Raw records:
+++

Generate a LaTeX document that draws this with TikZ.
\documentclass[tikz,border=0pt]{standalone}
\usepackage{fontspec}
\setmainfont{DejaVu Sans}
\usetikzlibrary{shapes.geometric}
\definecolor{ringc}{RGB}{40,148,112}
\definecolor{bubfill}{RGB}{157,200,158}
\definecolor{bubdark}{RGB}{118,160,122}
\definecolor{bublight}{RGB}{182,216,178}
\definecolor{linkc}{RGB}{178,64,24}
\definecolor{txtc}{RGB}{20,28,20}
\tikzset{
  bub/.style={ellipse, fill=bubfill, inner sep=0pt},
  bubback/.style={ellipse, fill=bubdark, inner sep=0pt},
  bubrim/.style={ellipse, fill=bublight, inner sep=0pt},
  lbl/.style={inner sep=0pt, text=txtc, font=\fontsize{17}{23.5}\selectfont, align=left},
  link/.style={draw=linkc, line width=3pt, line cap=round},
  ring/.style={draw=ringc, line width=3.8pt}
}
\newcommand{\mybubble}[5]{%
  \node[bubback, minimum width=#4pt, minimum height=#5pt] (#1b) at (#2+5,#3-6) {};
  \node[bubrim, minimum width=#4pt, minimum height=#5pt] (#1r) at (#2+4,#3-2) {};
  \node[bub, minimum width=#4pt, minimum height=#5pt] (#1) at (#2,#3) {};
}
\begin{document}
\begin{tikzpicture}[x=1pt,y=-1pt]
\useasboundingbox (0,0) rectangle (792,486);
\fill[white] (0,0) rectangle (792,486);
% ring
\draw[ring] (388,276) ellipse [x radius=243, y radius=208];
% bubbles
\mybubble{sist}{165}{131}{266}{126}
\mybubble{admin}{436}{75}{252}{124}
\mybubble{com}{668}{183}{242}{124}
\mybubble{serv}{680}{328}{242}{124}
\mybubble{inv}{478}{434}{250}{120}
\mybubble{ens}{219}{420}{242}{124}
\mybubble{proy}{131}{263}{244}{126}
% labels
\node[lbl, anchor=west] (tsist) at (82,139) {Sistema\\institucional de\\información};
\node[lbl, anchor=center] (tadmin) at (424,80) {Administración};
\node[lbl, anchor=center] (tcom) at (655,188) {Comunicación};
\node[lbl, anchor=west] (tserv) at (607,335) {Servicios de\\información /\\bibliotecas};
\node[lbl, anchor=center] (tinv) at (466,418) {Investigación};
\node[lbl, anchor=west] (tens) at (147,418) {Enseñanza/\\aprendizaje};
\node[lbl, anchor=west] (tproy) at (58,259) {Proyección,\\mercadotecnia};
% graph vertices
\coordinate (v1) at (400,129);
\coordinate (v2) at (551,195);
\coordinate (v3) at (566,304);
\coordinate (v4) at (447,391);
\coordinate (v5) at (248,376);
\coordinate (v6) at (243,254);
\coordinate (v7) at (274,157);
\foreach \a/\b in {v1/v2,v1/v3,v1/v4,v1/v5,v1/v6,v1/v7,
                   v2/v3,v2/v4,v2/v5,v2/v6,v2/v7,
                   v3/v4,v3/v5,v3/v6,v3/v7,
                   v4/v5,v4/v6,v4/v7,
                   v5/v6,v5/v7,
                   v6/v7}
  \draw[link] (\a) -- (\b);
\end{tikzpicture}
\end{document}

+++

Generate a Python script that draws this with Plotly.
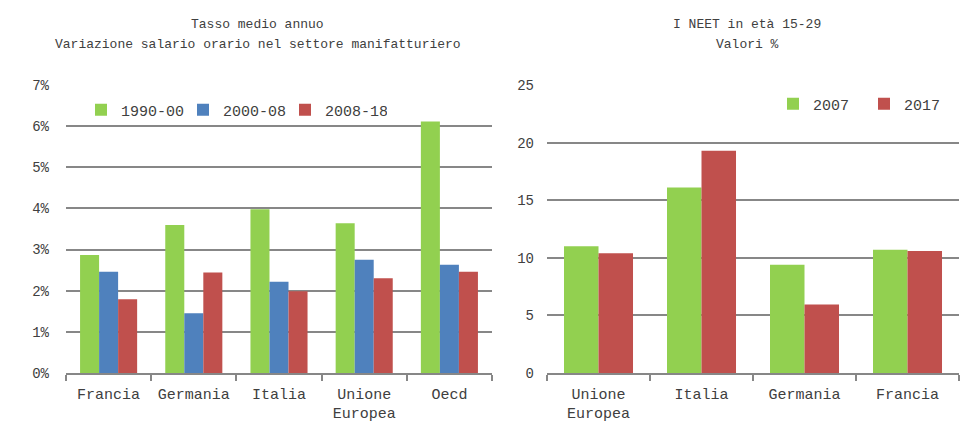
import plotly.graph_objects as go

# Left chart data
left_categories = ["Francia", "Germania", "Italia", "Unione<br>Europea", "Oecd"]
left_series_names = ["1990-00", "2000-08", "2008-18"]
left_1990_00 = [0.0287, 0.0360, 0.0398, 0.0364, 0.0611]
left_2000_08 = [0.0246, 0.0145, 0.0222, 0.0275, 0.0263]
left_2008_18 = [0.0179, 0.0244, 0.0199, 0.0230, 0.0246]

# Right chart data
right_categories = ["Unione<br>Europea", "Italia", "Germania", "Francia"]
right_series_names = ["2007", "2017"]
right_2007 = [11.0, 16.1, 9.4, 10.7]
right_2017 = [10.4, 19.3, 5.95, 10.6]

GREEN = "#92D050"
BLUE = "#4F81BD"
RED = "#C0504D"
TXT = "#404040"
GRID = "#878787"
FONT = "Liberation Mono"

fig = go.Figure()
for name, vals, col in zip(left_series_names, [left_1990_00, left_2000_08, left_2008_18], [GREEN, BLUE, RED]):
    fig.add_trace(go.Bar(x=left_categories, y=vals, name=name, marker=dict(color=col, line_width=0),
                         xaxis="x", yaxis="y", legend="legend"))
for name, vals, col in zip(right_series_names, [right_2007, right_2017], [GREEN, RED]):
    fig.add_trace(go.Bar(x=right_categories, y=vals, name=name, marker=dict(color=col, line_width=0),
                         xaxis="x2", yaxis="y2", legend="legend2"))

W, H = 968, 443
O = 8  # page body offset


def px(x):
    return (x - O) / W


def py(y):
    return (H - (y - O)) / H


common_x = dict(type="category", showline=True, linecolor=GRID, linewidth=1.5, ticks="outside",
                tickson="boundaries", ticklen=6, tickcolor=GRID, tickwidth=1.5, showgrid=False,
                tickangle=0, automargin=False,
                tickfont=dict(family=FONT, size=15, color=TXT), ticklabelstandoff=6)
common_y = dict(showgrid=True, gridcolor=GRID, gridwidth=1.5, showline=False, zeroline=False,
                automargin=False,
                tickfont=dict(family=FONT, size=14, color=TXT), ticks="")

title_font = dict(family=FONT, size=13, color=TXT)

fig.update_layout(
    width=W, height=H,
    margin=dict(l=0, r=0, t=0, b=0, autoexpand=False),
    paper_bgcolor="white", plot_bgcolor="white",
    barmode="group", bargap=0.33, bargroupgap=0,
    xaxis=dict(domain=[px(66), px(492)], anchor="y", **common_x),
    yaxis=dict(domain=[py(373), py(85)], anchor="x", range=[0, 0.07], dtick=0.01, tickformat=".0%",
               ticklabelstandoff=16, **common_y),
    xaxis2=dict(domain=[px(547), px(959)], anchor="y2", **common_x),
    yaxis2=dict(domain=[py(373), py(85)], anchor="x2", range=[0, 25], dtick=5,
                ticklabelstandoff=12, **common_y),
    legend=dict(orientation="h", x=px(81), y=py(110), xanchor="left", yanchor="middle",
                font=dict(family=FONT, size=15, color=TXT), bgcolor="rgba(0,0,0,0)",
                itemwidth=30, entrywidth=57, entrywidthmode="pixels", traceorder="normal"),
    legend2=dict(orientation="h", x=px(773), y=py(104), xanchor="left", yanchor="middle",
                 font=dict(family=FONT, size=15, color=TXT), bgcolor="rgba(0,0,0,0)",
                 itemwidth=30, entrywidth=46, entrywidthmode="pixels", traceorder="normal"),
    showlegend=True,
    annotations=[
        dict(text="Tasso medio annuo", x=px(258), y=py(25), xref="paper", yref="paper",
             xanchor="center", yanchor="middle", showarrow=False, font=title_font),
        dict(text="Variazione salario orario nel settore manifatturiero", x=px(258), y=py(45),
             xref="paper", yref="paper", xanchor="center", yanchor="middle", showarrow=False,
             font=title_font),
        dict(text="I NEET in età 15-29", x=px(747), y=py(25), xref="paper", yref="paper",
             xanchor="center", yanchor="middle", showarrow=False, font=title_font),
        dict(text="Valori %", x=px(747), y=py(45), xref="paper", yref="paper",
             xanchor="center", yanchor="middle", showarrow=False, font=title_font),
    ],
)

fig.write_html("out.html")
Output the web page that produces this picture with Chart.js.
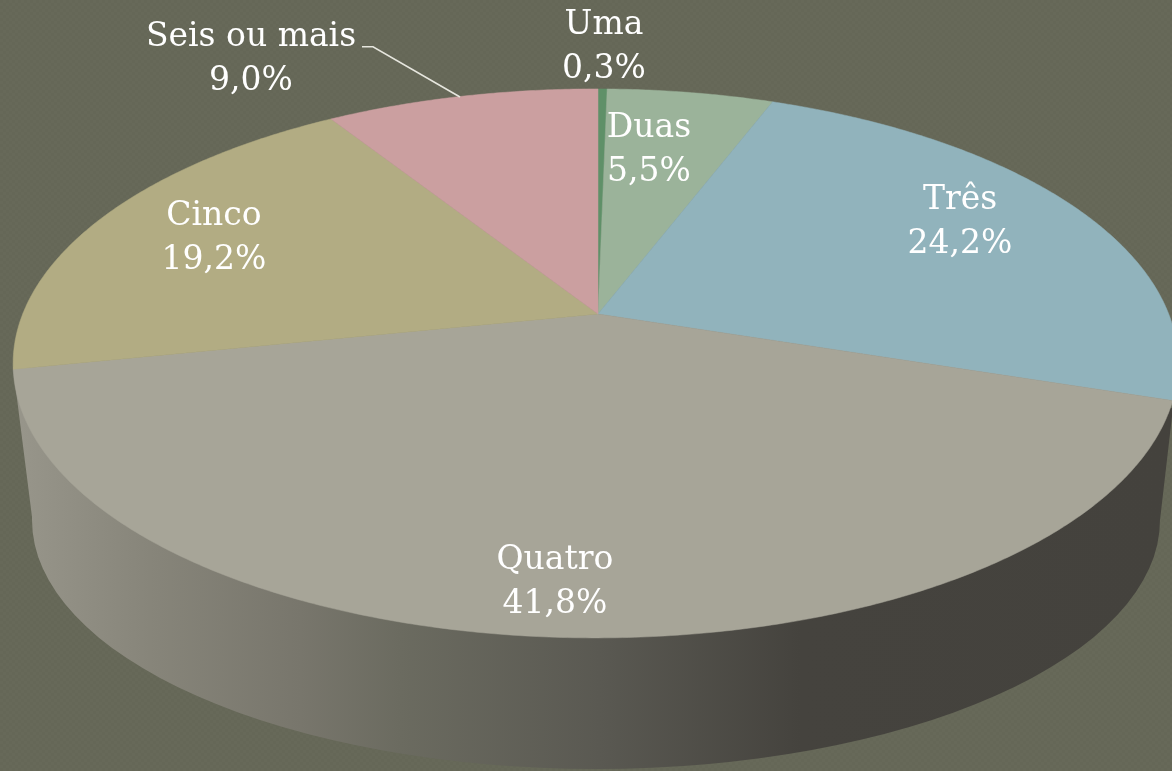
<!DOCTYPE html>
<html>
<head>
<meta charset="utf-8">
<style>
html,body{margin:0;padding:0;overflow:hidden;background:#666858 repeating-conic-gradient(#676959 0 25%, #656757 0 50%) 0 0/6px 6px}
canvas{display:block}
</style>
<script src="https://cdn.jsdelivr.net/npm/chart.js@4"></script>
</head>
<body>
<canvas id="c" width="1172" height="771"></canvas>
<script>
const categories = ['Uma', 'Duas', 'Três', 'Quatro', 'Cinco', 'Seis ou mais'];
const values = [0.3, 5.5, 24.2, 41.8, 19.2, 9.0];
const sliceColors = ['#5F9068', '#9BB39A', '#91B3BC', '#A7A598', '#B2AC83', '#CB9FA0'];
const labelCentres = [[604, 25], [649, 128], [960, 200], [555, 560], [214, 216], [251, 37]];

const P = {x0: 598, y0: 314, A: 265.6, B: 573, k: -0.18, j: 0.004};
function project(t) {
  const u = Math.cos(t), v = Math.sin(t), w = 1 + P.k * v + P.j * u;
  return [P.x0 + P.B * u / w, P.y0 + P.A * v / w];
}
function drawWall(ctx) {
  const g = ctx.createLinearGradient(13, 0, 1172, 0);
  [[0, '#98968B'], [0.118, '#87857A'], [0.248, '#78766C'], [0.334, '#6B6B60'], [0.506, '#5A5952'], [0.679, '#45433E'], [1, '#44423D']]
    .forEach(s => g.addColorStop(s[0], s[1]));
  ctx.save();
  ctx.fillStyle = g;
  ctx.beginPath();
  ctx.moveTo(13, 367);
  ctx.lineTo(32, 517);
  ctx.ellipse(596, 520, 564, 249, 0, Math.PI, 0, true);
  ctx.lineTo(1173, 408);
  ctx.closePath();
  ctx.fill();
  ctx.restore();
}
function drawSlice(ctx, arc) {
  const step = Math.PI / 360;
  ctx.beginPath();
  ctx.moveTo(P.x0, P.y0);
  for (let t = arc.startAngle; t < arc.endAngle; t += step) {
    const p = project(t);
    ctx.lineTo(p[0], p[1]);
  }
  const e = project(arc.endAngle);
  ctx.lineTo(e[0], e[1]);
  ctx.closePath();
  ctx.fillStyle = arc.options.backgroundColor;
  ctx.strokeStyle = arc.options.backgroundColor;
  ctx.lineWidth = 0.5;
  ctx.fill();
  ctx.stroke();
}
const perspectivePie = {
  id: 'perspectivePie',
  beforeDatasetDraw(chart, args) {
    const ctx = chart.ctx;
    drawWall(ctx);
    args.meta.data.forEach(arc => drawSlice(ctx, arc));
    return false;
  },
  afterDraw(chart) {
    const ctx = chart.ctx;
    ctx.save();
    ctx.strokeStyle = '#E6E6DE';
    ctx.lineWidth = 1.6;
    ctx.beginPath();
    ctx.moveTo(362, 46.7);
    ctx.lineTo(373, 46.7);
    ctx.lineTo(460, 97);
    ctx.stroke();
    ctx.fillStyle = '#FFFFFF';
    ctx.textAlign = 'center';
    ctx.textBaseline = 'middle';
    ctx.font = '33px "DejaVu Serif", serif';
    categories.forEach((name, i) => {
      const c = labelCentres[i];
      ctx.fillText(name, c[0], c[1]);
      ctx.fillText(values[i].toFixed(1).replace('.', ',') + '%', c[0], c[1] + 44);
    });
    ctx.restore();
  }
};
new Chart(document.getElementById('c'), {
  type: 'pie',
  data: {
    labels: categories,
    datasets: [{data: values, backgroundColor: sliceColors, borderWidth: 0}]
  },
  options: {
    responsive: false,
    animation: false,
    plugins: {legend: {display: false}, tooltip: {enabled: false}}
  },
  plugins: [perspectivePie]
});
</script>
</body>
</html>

+++

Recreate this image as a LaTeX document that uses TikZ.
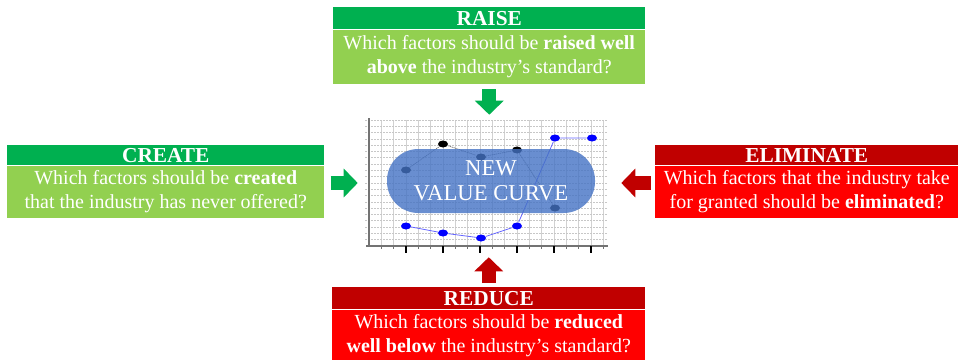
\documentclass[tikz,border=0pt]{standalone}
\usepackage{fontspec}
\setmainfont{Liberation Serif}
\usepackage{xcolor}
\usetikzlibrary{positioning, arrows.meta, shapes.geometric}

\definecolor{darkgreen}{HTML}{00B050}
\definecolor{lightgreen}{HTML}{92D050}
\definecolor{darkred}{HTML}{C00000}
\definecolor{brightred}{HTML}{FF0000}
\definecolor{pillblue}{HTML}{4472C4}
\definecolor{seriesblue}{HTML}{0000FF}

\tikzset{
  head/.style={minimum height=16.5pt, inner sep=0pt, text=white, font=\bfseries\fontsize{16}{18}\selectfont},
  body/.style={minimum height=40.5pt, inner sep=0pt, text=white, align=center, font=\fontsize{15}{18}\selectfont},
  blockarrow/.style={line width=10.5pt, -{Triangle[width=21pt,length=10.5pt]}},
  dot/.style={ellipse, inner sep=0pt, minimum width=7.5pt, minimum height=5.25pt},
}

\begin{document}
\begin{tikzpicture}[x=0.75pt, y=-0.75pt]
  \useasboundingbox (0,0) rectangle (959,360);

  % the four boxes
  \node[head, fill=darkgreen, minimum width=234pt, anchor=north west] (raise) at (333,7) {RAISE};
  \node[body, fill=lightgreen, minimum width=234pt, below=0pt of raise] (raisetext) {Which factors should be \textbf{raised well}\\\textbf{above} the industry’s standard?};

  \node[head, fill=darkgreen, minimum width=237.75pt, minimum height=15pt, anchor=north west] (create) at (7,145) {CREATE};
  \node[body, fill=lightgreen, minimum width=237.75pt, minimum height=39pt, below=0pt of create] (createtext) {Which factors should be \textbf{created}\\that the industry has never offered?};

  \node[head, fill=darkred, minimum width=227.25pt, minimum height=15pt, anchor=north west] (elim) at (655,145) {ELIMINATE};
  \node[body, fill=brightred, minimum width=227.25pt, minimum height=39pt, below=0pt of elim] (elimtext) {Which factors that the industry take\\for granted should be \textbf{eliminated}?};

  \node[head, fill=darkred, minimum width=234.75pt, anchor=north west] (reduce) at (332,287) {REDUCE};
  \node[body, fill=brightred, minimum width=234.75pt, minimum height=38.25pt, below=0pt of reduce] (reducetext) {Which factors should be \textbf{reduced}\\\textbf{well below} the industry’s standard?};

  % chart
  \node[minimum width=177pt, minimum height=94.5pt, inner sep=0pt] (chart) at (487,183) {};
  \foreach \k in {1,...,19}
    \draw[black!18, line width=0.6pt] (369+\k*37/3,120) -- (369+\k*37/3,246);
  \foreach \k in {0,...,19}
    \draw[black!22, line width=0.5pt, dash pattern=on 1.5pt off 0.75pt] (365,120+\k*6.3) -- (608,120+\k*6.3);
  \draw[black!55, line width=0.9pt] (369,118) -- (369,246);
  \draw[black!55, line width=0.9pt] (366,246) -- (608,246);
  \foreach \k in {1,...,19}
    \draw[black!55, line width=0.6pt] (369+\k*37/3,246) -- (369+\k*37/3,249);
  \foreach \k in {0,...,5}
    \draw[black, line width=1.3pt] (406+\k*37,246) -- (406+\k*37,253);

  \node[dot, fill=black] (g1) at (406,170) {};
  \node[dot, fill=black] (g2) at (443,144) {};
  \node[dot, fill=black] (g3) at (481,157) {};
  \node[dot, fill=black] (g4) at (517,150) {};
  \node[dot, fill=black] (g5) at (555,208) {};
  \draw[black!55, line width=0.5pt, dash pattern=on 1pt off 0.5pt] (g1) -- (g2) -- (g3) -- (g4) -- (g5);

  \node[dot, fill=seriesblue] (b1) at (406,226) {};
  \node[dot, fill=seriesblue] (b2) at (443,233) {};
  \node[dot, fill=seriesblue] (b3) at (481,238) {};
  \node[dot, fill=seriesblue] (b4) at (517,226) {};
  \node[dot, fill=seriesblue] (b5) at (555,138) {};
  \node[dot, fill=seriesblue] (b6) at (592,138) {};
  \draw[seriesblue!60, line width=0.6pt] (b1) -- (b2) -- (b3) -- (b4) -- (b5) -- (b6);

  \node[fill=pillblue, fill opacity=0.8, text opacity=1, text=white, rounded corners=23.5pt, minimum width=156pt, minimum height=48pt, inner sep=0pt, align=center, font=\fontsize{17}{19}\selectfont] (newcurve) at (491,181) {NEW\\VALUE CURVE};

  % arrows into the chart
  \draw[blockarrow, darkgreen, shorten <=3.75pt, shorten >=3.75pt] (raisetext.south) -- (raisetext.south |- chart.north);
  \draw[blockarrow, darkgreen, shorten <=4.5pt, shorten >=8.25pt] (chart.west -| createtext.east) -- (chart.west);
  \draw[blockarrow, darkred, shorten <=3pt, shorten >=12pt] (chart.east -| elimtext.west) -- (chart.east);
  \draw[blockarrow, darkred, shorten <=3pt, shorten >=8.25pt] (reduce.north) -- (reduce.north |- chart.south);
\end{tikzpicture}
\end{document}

+++

PROBLEM DESCRIPTION = Go through the records above, find every line with the word "Generate", and list those lines.

WRITTEN SOLUTION =
Generate a LaTeX document that draws this with TikZ.
Generate a Python script that draws this with Plotly.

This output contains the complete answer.